> _WRITTEN EXERCISE_: For the data below, transcribe the part that opens with the line containing "Generate a Python" and closes with the line containing "plt.rcParams['font.family'] = ['Noto", exactly and with no pictures.

"""

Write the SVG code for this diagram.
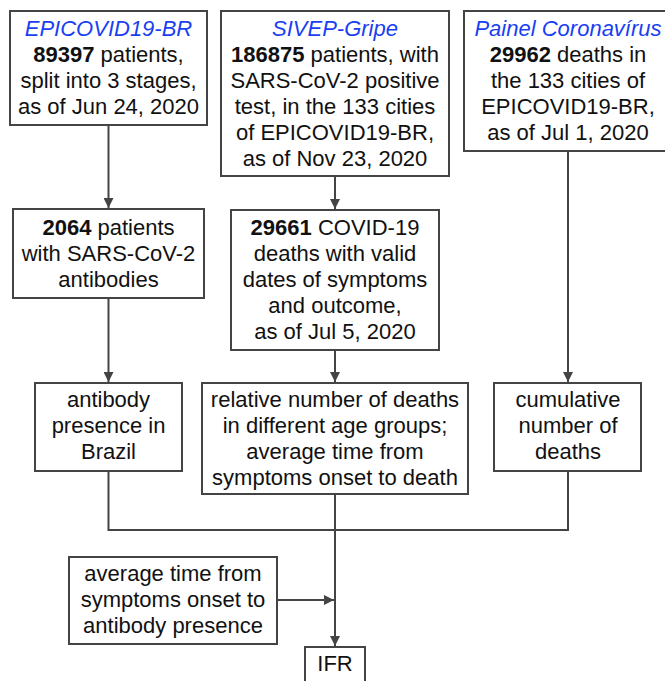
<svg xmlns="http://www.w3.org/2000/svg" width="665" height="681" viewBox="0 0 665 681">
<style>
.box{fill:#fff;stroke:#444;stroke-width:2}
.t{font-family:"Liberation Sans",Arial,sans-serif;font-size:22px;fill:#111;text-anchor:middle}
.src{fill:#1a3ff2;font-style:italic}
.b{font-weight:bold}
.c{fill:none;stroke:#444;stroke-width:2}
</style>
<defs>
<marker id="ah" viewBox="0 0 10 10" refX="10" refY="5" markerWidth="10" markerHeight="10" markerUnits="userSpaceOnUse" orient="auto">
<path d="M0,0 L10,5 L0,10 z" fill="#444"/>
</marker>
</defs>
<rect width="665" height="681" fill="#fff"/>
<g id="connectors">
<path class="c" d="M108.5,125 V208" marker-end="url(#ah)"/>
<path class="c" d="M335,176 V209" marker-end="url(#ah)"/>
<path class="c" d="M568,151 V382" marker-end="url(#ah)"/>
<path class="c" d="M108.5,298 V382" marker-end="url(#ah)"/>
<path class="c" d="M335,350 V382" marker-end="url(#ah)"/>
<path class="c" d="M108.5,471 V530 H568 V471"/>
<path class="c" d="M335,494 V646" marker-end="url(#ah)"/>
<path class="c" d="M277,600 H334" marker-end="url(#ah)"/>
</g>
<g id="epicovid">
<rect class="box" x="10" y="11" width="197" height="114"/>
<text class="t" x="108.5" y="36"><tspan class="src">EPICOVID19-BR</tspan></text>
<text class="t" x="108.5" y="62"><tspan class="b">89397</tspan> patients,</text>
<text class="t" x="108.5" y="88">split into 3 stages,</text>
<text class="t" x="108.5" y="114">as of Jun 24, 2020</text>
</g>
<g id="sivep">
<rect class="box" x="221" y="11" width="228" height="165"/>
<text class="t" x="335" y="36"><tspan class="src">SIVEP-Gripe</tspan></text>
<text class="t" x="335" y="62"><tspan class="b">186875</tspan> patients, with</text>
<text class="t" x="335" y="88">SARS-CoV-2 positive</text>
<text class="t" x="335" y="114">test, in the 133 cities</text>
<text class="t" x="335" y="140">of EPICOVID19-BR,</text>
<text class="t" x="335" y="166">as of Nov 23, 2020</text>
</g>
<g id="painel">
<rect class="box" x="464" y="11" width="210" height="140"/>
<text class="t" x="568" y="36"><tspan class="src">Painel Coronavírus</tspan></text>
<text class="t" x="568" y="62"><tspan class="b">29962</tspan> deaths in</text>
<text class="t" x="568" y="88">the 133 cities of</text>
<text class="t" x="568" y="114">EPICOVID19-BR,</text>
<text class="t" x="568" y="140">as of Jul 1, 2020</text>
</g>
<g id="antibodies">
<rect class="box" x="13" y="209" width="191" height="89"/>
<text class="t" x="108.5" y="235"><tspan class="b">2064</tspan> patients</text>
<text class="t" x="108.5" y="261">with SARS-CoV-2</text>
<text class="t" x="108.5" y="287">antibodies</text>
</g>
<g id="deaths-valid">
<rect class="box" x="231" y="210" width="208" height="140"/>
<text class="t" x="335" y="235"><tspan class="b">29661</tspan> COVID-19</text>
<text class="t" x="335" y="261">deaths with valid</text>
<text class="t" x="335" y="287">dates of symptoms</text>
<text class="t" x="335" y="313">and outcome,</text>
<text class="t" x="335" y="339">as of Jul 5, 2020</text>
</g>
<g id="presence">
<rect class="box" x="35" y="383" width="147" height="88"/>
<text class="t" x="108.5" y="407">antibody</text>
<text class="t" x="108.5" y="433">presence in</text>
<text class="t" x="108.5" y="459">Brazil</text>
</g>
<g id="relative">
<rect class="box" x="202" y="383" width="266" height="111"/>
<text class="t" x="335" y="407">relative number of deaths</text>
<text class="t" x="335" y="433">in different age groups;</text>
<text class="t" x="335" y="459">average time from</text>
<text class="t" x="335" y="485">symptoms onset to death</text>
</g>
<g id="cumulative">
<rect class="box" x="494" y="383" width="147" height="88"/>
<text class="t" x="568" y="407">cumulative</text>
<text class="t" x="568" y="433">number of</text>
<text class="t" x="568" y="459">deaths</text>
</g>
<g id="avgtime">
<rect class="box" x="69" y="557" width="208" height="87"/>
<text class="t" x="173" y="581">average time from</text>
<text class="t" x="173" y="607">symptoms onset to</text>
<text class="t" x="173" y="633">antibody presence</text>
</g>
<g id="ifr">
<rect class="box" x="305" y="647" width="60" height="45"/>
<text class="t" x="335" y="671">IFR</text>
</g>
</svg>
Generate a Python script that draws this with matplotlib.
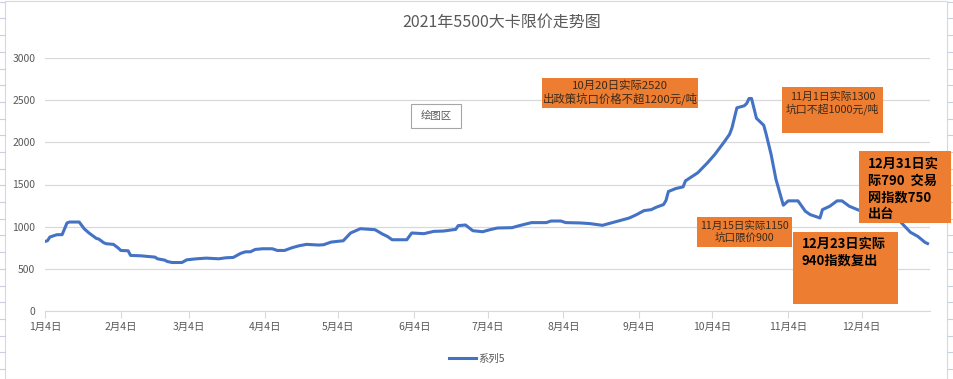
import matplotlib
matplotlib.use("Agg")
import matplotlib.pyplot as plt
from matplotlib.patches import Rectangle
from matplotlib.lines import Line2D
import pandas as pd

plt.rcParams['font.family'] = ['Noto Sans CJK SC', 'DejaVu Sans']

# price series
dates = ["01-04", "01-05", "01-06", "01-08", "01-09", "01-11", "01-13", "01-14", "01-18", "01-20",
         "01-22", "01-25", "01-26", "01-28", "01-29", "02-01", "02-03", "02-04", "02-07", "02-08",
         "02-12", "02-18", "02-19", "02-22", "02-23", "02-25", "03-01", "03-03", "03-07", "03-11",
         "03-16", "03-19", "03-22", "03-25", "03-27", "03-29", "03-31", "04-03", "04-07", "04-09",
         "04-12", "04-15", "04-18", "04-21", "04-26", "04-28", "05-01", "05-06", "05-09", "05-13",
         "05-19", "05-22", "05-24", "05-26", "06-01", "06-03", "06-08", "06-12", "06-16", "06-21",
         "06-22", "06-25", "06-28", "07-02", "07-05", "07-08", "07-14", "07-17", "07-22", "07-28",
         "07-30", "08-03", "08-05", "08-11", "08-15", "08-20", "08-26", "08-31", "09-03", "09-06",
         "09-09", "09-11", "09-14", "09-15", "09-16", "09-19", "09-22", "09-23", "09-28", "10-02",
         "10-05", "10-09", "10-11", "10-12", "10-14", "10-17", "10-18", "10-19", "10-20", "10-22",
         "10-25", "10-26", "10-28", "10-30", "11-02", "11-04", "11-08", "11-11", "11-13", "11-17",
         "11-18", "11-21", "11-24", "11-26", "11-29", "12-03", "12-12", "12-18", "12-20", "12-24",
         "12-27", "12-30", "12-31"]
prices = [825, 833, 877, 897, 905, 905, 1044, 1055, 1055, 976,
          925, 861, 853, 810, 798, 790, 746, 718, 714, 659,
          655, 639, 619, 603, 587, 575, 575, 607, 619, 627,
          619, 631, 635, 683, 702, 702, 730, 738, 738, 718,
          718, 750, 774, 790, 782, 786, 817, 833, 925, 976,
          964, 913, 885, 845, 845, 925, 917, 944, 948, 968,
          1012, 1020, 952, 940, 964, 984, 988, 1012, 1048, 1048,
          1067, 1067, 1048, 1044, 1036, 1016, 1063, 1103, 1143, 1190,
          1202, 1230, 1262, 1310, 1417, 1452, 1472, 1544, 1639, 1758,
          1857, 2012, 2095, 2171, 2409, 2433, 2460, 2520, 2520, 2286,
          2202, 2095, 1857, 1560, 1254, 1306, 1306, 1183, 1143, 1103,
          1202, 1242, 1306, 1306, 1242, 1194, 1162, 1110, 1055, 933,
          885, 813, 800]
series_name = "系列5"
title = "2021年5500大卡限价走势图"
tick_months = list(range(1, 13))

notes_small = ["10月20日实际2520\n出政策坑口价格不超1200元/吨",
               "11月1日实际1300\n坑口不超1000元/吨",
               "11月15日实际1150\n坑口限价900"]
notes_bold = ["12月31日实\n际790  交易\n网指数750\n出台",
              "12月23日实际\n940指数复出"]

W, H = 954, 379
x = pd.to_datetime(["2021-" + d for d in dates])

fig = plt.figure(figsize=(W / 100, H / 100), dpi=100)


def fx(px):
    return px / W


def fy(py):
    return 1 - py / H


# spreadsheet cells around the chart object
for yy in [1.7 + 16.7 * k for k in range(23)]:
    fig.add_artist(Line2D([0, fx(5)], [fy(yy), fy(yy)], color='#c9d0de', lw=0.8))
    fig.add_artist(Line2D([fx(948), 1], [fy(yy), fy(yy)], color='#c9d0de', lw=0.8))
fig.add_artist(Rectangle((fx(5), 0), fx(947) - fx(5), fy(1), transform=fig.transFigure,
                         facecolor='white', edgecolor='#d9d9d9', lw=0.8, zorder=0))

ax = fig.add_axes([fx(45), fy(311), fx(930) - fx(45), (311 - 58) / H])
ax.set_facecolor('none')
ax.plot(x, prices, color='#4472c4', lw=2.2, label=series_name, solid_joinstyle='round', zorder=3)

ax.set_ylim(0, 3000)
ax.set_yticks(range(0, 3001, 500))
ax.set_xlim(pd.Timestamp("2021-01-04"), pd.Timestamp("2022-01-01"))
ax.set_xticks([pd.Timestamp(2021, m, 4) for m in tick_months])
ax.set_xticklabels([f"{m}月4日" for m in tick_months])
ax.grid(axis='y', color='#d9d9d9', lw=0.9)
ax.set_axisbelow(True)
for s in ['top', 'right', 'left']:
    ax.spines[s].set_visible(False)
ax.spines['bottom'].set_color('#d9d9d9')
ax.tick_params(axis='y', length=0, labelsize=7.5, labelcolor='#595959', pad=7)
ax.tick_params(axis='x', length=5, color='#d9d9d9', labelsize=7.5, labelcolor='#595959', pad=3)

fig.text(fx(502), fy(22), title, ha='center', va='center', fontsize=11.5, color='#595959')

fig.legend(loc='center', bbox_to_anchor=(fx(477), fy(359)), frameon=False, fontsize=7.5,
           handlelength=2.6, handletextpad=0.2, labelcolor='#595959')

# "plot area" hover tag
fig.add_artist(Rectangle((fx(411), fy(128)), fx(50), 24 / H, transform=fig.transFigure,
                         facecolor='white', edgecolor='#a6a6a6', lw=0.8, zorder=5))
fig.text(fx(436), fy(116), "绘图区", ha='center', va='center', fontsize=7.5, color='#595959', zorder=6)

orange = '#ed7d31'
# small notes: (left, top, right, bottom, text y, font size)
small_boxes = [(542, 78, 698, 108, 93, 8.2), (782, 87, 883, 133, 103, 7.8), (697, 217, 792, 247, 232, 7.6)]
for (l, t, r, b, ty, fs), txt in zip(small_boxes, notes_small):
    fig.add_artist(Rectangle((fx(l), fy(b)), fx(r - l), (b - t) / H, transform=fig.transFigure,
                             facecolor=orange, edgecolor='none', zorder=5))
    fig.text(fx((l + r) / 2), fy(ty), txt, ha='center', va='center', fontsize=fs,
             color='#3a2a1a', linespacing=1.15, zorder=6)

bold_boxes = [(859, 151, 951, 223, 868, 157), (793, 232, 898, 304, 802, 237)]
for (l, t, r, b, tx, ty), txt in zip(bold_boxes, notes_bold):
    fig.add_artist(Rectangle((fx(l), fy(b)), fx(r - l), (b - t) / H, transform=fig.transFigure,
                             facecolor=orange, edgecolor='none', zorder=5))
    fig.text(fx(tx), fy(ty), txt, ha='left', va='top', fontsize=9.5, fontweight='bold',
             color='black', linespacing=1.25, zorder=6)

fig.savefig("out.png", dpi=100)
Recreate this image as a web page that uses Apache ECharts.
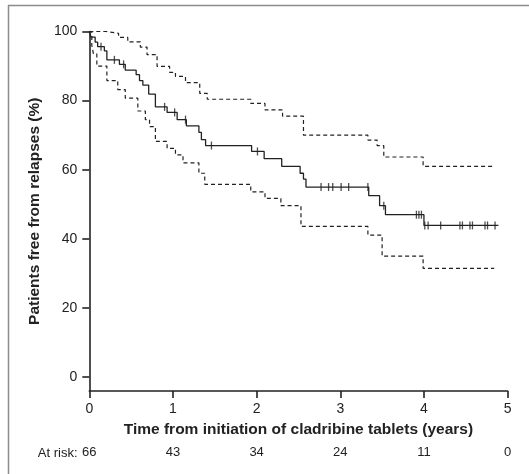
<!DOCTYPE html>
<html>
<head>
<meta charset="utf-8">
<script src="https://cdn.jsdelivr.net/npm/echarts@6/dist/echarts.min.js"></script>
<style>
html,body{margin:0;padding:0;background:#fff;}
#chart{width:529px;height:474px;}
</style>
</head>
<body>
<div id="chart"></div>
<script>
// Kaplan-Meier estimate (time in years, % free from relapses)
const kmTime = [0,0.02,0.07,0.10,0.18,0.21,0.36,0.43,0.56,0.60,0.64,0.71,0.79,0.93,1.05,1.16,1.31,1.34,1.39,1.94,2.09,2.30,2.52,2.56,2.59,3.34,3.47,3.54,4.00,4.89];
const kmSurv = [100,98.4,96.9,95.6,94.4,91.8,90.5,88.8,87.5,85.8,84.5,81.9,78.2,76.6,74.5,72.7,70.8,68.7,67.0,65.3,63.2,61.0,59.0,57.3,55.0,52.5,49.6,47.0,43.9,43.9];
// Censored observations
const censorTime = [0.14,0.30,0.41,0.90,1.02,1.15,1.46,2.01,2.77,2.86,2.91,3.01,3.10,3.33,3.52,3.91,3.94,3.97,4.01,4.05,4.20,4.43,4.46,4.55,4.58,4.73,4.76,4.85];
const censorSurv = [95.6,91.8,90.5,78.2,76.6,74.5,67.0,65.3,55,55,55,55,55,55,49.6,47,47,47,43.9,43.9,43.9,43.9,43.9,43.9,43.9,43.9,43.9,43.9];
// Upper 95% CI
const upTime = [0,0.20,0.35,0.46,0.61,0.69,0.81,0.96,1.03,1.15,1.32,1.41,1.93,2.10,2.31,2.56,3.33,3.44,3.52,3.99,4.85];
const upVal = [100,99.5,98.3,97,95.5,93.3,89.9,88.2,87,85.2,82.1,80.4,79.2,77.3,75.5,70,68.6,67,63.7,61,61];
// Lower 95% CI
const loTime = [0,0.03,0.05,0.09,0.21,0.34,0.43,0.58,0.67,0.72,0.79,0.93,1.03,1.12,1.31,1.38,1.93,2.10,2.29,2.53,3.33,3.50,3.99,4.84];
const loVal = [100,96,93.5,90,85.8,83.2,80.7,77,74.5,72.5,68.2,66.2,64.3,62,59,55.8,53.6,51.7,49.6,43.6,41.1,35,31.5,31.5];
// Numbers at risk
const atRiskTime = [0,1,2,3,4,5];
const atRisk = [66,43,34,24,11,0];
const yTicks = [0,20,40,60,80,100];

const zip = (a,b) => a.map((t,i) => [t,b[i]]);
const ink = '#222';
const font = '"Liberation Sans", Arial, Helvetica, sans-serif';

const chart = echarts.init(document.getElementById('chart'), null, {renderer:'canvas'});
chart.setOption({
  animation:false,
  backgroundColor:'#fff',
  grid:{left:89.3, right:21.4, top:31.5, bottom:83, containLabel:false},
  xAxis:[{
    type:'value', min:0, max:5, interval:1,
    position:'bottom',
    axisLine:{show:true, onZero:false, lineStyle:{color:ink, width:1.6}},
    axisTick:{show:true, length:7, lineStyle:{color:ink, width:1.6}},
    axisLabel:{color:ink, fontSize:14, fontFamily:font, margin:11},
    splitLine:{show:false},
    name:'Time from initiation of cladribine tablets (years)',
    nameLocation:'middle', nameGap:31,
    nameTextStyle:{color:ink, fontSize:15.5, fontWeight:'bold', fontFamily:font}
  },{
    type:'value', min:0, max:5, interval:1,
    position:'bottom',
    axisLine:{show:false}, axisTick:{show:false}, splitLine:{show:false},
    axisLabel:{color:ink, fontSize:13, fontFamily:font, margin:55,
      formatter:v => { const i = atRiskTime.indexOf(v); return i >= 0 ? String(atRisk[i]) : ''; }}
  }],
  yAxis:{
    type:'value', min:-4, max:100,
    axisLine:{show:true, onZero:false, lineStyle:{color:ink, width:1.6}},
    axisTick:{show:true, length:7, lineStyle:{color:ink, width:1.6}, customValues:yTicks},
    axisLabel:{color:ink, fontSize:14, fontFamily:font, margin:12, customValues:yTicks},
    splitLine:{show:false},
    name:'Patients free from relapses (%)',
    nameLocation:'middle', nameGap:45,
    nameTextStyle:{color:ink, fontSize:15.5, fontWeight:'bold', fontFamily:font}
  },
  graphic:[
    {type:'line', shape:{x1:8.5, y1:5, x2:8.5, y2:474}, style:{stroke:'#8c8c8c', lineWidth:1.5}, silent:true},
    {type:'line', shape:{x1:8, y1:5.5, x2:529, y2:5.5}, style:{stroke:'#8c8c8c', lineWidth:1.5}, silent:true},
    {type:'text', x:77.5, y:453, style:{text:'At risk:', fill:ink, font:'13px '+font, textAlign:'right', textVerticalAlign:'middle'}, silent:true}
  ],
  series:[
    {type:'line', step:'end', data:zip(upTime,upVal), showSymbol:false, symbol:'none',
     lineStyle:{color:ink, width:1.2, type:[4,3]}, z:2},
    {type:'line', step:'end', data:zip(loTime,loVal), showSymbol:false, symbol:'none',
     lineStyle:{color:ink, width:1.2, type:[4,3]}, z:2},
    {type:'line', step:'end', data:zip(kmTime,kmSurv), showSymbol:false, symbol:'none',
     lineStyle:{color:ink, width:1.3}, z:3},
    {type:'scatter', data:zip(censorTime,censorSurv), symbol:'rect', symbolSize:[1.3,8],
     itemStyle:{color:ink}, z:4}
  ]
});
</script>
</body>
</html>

"""

> _SOLVED EXERCISE_:
Generate a Python script that draws this with matplotlib.
import matplotlib
matplotlib.use("Agg")
import matplotlib.pyplot as plt
from matplotlib.patches import Rectangle
from matplotlib.lines import Line2D
import pandas as pd

plt.rcParams['font.family'] = ['Noto Sans CJK SC', 'DejaVu Sans']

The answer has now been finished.